Robin Higham has aptly summed up that “the history of air power has been confused by the bragging of its prophets and the derisions of its enemies. Too often, vision has outrun reality and resulted in disappointment and reaction. As newcomers forced to plead from a position of weakness, airmen carried arguments to their logical extremes and talked about what air power was going to be able to do, and their listeners tended to forget that these were prognostication, accepting them as imminent realities.’ He further concludes that ‘Air Power already has the capacity to determine the outcome of conflict.

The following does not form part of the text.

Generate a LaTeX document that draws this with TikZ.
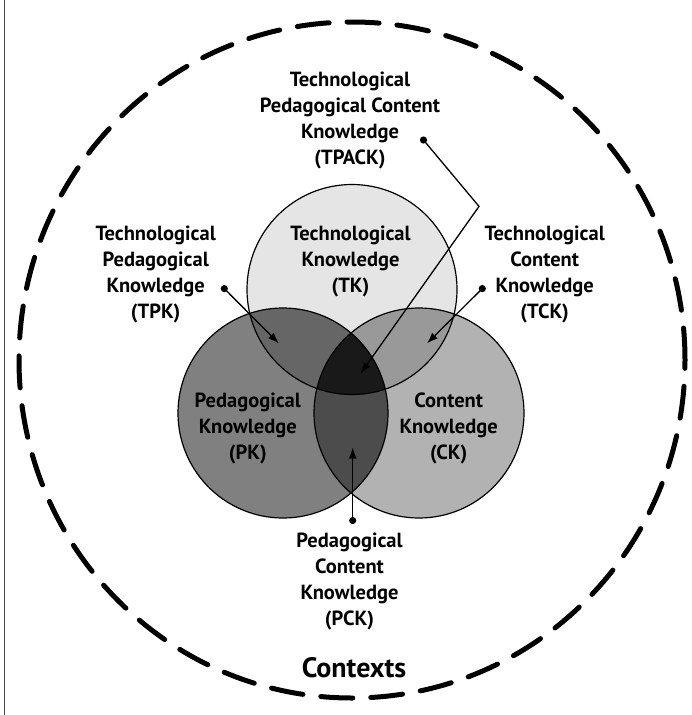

But not necessarily all conflicts.
The progress of air power so far has brought out that Douhet’s vision of destroying an enemy’s will to resist by air attack alone remains a vision, and that the attainment of air superiority alone has not yet brought a country to its knees. After 100 years there is still no incontrovertible evidence that strategic bombing has been decisive in breaking the determination of any opponent to carry on fighting.36 Even in Desert Storm, strategic air attacks on Iraq by itself did not lead to its withdrawal from Kuwait. A ground offensive was needed to achieve the Coalition’s military and political aims.
On the subject of air power, Col Szafranski of USAF has rightly observed that ‘Technology and air power are integrally and synergistically related’. Dr Allan Stephen has further elaborated that ‘air power includes not only military assets but an aerospace industry and commercial aviation’.
The equation between modern air power and the other components of military force has been very eloquently expressed by Col Warden where he ‘likened the relationship between armies, navies and air forces in war to a solo instrument in a concerto, where the composer having decided upon his objective selects the appropriate instrument which, translating the metaphor, becomes the key force in the music and in war. The instrument will vary from concerto to concerto; on some occasions it will be a soloist, on others it will harmonize, on others it will fall silent. Orchestration, not subordination or integration is the sine qua non of modern warfare’.